I cannot bear this thought
So bold, and true is he.
Oh let him live forever
Even if there is no heaven
Let him live upon the earth
And ask everything of its beauty and
Utter mystery;
Let him forget me and be free
To find and cross continents and mountains,
And dance upon the rolling endless sea
Torrential Rain nor loneliness shall
Destroy his steps
Nor deserts stop his onward flow;
Let the world be his from death to Birth
Inextinguishable and free
Joseph Clark 2019
I must honour his poem, allow myself to be free, I kept his poem on me. I would miss him, I miss him, I was grateful for his words I wished he could have share this adventure with me. Hewas safe and that’s all that mattered, his mind might have be gone but his spirit was alive in me.
My second stop was to visit my mum's grave and say goodbye.

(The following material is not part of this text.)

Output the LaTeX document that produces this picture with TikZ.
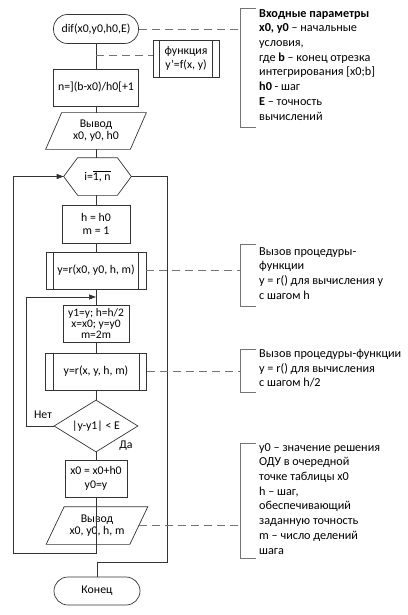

We had buried her ashes in my godparents' peaceful and sun-stroked garden, under the shade of a giant protective cedar tree and a sweet blooming lemon tree. She, too, was an adventurer. In her youth, she had travelled alone to India and taken a bus across Afghanistan. I knew she would have approved of my adventure; she was brave and fearless. I carried her with me everywhere I went.
After that, it was the open road, all farewells completed, and time to let the past be.
So tomorrow I go, that’s all I knew.